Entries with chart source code
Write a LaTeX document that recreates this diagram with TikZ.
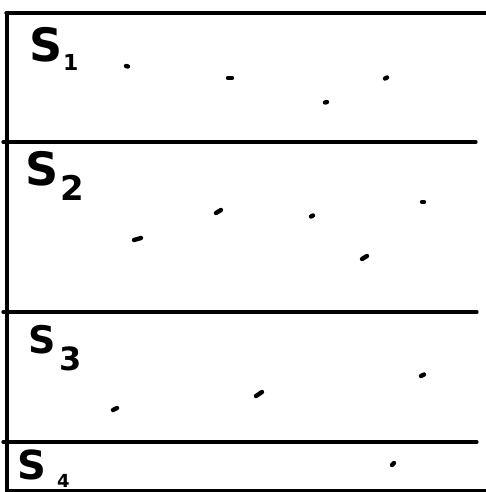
\documentclass[tikz,border=0pt]{standalone}
\usepackage{fontspec}
\setmainfont{DejaVu Sans}
\begin{document}
\begin{tikzpicture}[x=1pt,y=-1pt,
  frame/.style={line width=3.2pt, line cap=round},
  dotmk/.style={line width=4.4pt, line cap=round},
  lbl/.style={inner sep=0pt, anchor=base west}]
\useasboundingbox (0,0) rectangle (485,492);
\fill[white] (0,0) rectangle (485,492);
% frame
\draw[frame] (6,13) -- (486,13);
\draw[frame] (7,13) -- (7,493);
\draw[frame] (3,142) -- (476,142);
\draw[frame] (3,312) -- (477,312);
\draw[frame] (3,442) -- (477,442);
\draw[frame] (7,490.5) -- (486,490.5);
% labels
\node[lbl, font=\fontsize{46}{46}\selectfont\bfseries] (s1) at (29,62) {S};
\node[lbl, font=\fontsize{22}{22}\selectfont\bfseries] (s1i) at (63,71) {1};
\node[lbl, font=\fontsize{46}{46}\selectfont\bfseries] (s2) at (25,185) {S};
\node[lbl, font=\fontsize{34}{34}\selectfont\bfseries] (s2i) at (60,200) {2};
\node[lbl, font=\fontsize{38}{38}\selectfont\bfseries] (s3) at (28,353) {S};
\node[lbl, font=\fontsize{32}{32}\selectfont\bfseries] (s3i) at (59,370) {3};
\node[lbl, font=\fontsize{40}{40}\selectfont\bfseries] (s4) at (17,479) {S};
\node[lbl, font=\fontsize{18}{18}\selectfont\bfseries] (s4i) at (57,487) {4};
% sample marks, stratum 1
\draw[dotmk] (126,66) -- (128,66.5);
\draw[dotmk] (228,78) -- (232,78);
\draw[dotmk] (325,102.5) -- (327,102);
\draw[dotmk] (385,78.5) -- (387,77.5);
% stratum 2
\draw[dotmk] (134,240) -- (141,238);
\draw[dotmk] (216,213) -- (221,210);
\draw[dotmk] (311,216.5) -- (313,215.5);
\draw[dotmk] (422,202) -- (424,202);
\draw[dotmk] (362,259) -- (367,256);
% stratum 3
\draw[dotmk] (113,410) -- (117,408);
\draw[dotmk] (256,396) -- (262,392);
\draw[dotmk] (421,376) -- (424,374.5);
% stratum 4
\draw[dotmk] (392,465) -- (394,463);
\end{tikzpicture}
\end{document}
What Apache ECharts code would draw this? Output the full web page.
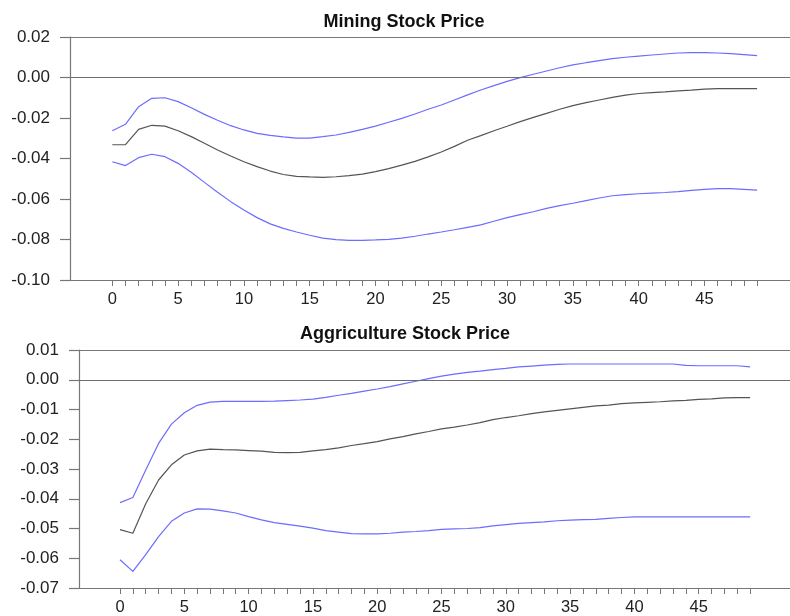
<!DOCTYPE html>
<html>
<head>
<meta charset="utf-8">
<script src="https://cdn.jsdelivr.net/npm/echarts@6/dist/echarts.min.js"></script>
<style>
html,body{margin:0;padding:0;background:#fff;}
#c{width:790px;height:616px;}
</style>
</head>
<body>
<div id="c"></div>
<script>
// Horizon (periods)
const periods = Array.from({length: 50}, (_, i) => i);
const xTickValues = periods;
const xLabelValues = [0, 5, 10, 15, 20, 25, 30, 35, 40, 45];

// Mining Stock Price: response and bands
const miningMid = [-0.0332, -0.0332, -0.0256, -0.0236, -0.0240, -0.0263, -0.0292, -0.0325, -0.0358, -0.0388,
  -0.0416, -0.0440, -0.0462, -0.0479, -0.0488, -0.0491, -0.0493, -0.0490, -0.0485, -0.0477,
  -0.0465, -0.0450, -0.0433, -0.0414, -0.0392, -0.0368, -0.0340, -0.0310, -0.0287, -0.0263,
  -0.0241, -0.0218, -0.0197, -0.0177, -0.0157, -0.0139, -0.0124, -0.0111, -0.0098, -0.0087,
  -0.0079, -0.0075, -0.0071, -0.0066, -0.0062, -0.0057, -0.0055, -0.0055, -0.0055, -0.0055];
const miningUpper = [-0.0263, -0.0231, -0.0144, -0.0103, -0.0100, -0.0119, -0.0149, -0.0182, -0.0211, -0.0238,
  -0.0259, -0.0276, -0.0286, -0.0293, -0.0299, -0.0299, -0.0292, -0.0284, -0.0271, -0.0256,
  -0.0240, -0.0221, -0.0202, -0.0180, -0.0157, -0.0136, -0.0111, -0.0086, -0.0062, -0.0040,
  -0.0019, -0.0001, 0.0016, 0.0032, 0.0048, 0.0062, 0.0073, 0.0083, 0.0093, 0.0100,
  0.0106, 0.0111, 0.0116, 0.0121, 0.0123, 0.0123, 0.0121, 0.0118, 0.0113, 0.0108];
const miningLower = [-0.0416, -0.0435, -0.0396, -0.0379, -0.0391, -0.0424, -0.0468, -0.0518, -0.0567, -0.0613,
  -0.0654, -0.0692, -0.0723, -0.0745, -0.0763, -0.0779, -0.0793, -0.0801, -0.0804, -0.0804,
  -0.0802, -0.0799, -0.0793, -0.0784, -0.0773, -0.0763, -0.0752, -0.0740, -0.0728, -0.0710,
  -0.0692, -0.0677, -0.0663, -0.0646, -0.0633, -0.0621, -0.0608, -0.0595, -0.0584, -0.0578,
  -0.0574, -0.0571, -0.0568, -0.0564, -0.0557, -0.0552, -0.0549, -0.0549, -0.0552, -0.0556];

// Aggriculture Stock Price: response and bands
const agriMid = [-0.0504, -0.0516, -0.0417, -0.0337, -0.0286, -0.0253, -0.0239, -0.0233, -0.0235, -0.0236,
  -0.0238, -0.0240, -0.0244, -0.0245, -0.0244, -0.0239, -0.0235, -0.0229, -0.0221, -0.0215,
  -0.0208, -0.0199, -0.0191, -0.0182, -0.0174, -0.0165, -0.0159, -0.0152, -0.0144, -0.0134,
  -0.0127, -0.0121, -0.0114, -0.0108, -0.0103, -0.0098, -0.0093, -0.0088, -0.0085, -0.0080,
  -0.0078, -0.0076, -0.0074, -0.0071, -0.0069, -0.0066, -0.0064, -0.0061, -0.0060, -0.0060];
const agriUpper = [-0.0413, -0.0396, -0.0303, -0.0214, -0.0149, -0.0111, -0.0086, -0.0075, -0.0073, -0.0073,
  -0.0073, -0.0073, -0.0072, -0.0070, -0.0068, -0.0065, -0.0059, -0.0052, -0.0046, -0.0038,
  -0.0031, -0.0023, -0.0014, -0.0005, 0.0004, 0.0012, 0.0019, 0.0025, 0.0029, 0.0034,
  0.0038, 0.0043, 0.0046, 0.0049, 0.0052, 0.0053, 0.0053, 0.0053, 0.0053, 0.0053,
  0.0053, 0.0053, 0.0053, 0.0053, 0.0048, 0.0047, 0.0047, 0.0047, 0.0047, 0.0043];
const agriLower = [-0.0605, -0.0644, -0.0588, -0.0527, -0.0476, -0.0448, -0.0434, -0.0435, -0.0441, -0.0448,
  -0.0460, -0.0471, -0.0480, -0.0486, -0.0492, -0.0499, -0.0507, -0.0512, -0.0517, -0.0518,
  -0.0518, -0.0516, -0.0512, -0.0510, -0.0507, -0.0503, -0.0501, -0.0500, -0.0497, -0.0491,
  -0.0487, -0.0483, -0.0480, -0.0478, -0.0474, -0.0472, -0.0470, -0.0469, -0.0466, -0.0463,
  -0.0461, -0.0461, -0.0461, -0.0461, -0.0461, -0.0461, -0.0461, -0.0461, -0.0461, -0.0461];

const titles = ['Mining Stock Price', 'Aggriculture Stock Price'];

const FONT = '"Liberation Sans", Arial, sans-serif';
const AXIS_COLOR = '#777777';
const TEXT_COLOR = '#222';
const BLUE = '#6c6cff';
const MID = '#555555';

function pairs(arr) { return periods.map((t, i) => [t, arr[i]]); }
function fmt(v) { if (Math.abs(v) < 1e-9) v = 0; return v.toFixed(2); }

const grids = [
  {left: 70, top: 37, width: 720, height: 243},
  {left: 79, top: 350, width: 711, height: 239}
];
const xRanges = [[-3.214, 51.5], [-3.188, 52.1]];
const yRanges = [[-0.10, 0.02, 0.02], [-0.07, 0.01, 0.01]];

const xAxes = [], yAxes = [], series = [];
[0, 1].forEach(g => {
  xAxes.push({
    gridIndex: g, type: 'value', position: 'bottom',
    min: xRanges[g][0], max: xRanges[g][1],
    axisLine: {show: true, onZero: false, lineStyle: {color: AXIS_COLOR, width: 1.2}},
    axisTick: {show: true, customValues: xTickValues, length: 6, lineStyle: {color: AXIS_COLOR}},
    axisLabel: {customValues: xLabelValues, margin: 11, fontSize: 16.5, fontFamily: FONT, color: TEXT_COLOR,
      formatter: v => String(Math.round(v))},
    splitLine: {show: false}
  });
  xAxes.push({
    gridIndex: g, type: 'value', position: 'top',
    min: xRanges[g][0], max: xRanges[g][1],
    axisLine: {show: true, onZero: false, lineStyle: {color: AXIS_COLOR, width: 1.2}},
    axisTick: {show: false}, axisLabel: {show: false}, splitLine: {show: false}
  });
  yAxes.push({
    gridIndex: g, type: 'value',
    min: yRanges[g][0], max: yRanges[g][1], interval: yRanges[g][2],
    axisLine: {show: true, onZero: false, lineStyle: {color: AXIS_COLOR, width: 1.2}},
    axisTick: {show: true, length: 10, lineStyle: {color: AXIS_COLOR, width: 1.2}},
    axisLabel: {margin: 20, fontSize: 17, fontFamily: FONT, color: TEXT_COLOR, formatter: fmt},
    splitLine: {show: false}
  });
});

const sets = [[miningUpper, miningMid, miningLower], [agriUpper, agriMid, agriLower]];
sets.forEach((s, g) => {
  s.forEach((arr, k) => {
    const ser = {
      type: 'line', xAxisIndex: g * 2, yAxisIndex: g,
      data: pairs(arr), symbol: 'none', showSymbol: false, silent: true,
      lineStyle: {color: k === 1 ? MID : BLUE, width: 1.2},
      itemStyle: {color: k === 1 ? MID : BLUE},
      animation: false, z: k === 1 ? 3 : 2
    };
    if (k === 1) {
      ser.markLine = {
        silent: true, symbol: ['none', 'none'], label: {show: false},
        lineStyle: {color: '#6e6e6e', width: 1.2, type: 'solid'},
        data: [{yAxis: 0}], animation: false
      };
    }
    series.push(ser);
  });
});

const chart = echarts.init(document.getElementById('c'), null, {renderer: 'canvas'});
chart.setOption({
  backgroundColor: '#fff',
  animation: false,
  grid: grids,
  xAxis: xAxes,
  yAxis: yAxes,
  series: series,
  graphic: [
    {type: 'text', x: 404, y: 22, style: {text: titles[0], font: 'bold 18px ' + FONT, fill: '#111', align: 'center', verticalAlign: 'middle'}},
    {type: 'text', x: 405, y: 334, style: {text: titles[1], font: 'bold 18px ' + FONT, fill: '#111', align: 'center', verticalAlign: 'middle'}}
  ]
});
</script>
</body>
</html>
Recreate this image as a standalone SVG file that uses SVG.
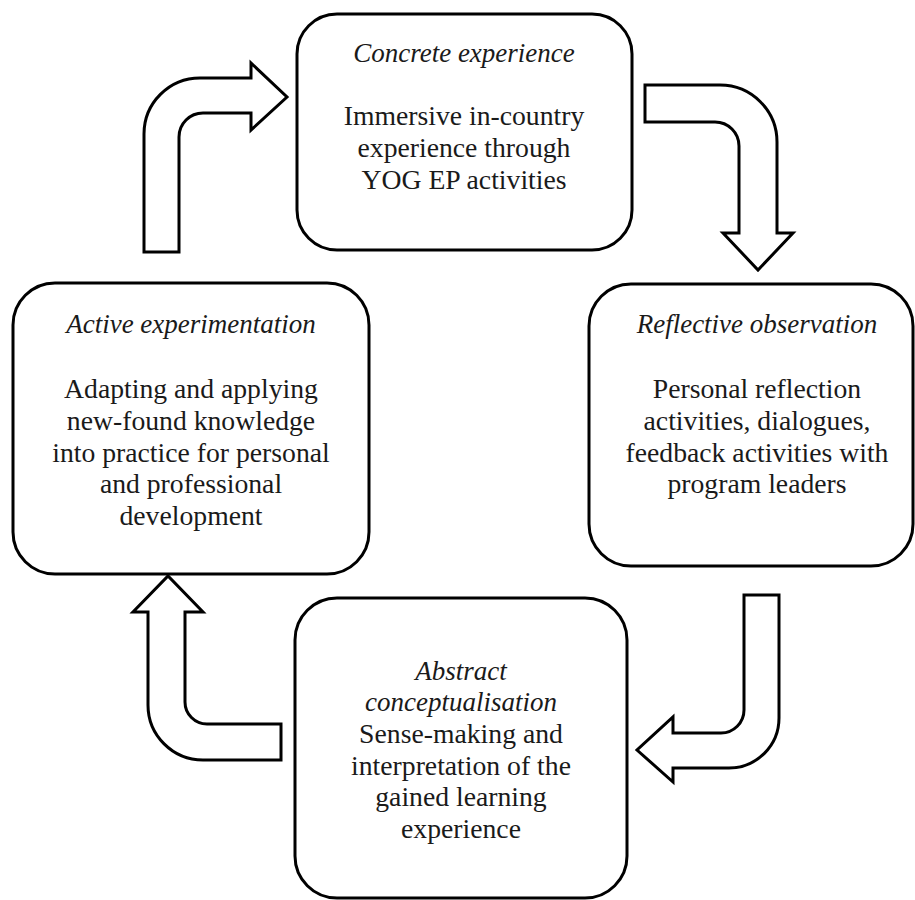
<svg xmlns="http://www.w3.org/2000/svg" width="915" height="900" viewBox="0 0 915 900">
<style>
.box{fill:#fff;stroke:#000;stroke-width:3}
.arr{fill:#fff;stroke:#000;stroke-width:3;stroke-linejoin:miter}
text{font-size:27.7px;fill:#1a1a1a;text-anchor:middle}
.t{font-style:italic;font-size:27px}
</style>
<rect width="915" height="900" fill="#fff"/>
<g font-family="'Liberation Serif', 'DejaVu Serif', serif">
<g id="concrete">
<rect class="box" x="297" y="14" width="335" height="236" rx="40"/>
<text class="t" x="464" y="62">Concrete experience</text>
<text x="464" y="125">Immersive in-country</text>
<text x="464" y="157">experience through</text>
<text x="464" y="189">YOG EP activities</text>
</g>
<g id="active">
<rect class="box" x="13" y="283" width="356" height="291" rx="42"/>
<text class="t" x="191" y="333">Active experimentation</text>
<text x="191" y="398">Adapting and applying</text>
<text x="191" y="430">new-found knowledge</text>
<text x="191" y="462">into practice for personal</text>
<text x="191" y="493">and professional</text>
<text x="191" y="525">development</text>
</g>
<g id="reflective">
<rect class="box" x="589" y="284" width="324" height="282" rx="42"/>
<text class="t" x="757" y="333">Reflective observation</text>
<text x="757" y="398">Personal reflection</text>
<text x="757" y="430">activities, dialogues,</text>
<text x="757" y="462">feedback activities with</text>
<text x="757" y="493">program leaders</text>
</g>
<g id="abstract">
<rect class="box" x="295" y="598" width="332" height="300" rx="42"/>
<text class="t" x="461" y="680">Abstract</text>
<text class="t" x="461" y="711">conceptualisation</text>
<text x="461" y="743">Sense-making and</text>
<text x="461" y="775">interpretation of the</text>
<text x="461" y="806">gained learning</text>
<text x="461" y="838">experience</text>
</g>
</g>
<g id="connectors">
<path class="arr" d="M144,252 L144,134 A56,56 0 0 1 200,78 L251,78 L251,63 L287,97 L251,130 L251,113 L203,113 A24,24 0 0 0 179,137 L179,252 Z"/>
<path class="arr" d="M645,85 L720,85 A57,57 0 0 1 777,142 L777,233 L793,233 L758,270 L723,233 L739,233 L739,146 A24,24 0 0 0 715,122 L645,122 Z"/>
<path class="arr" d="M744,595 L779,595 L779,718 A50,50 0 0 1 729,768 L673,768 L673,782 L637,750 L673,717 L673,733 L721,733 A23,23 0 0 0 744,710 Z"/>
<path class="arr" d="M281,724 L281,760 L203,760 A55,55 0 0 1 148,705 L148,612 L133,612 L168,576 L203,612 L185,612 L185,702 A22,22 0 0 0 207,724 Z"/>
</g>
</svg>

### Exercise objective
Copy exactly the material above from the line with "What Apache ECharts" to the line with "35, 40, 45];", ends included, and nothing else. Leave out any picture.

### Expected output
What Apache ECharts code would draw this? Output the full web page.
<!DOCTYPE html>
<html>
<head>
<meta charset="utf-8">
<script src="https://cdn.jsdelivr.net/npm/echarts@6/dist/echarts.min.js"></script>
<style>
html,body{margin:0;padding:0;background:#fff;}
#c{width:790px;height:616px;}
</style>
</head>
<body>
<div id="c"></div>
<script>
// Horizon (periods)
const periods = Array.from({length: 50}, (_, i) => i);
const xTickValues = periods;
const xLabelValues = [0, 5, 10, 15, 20, 25, 30, 35, 40, 45];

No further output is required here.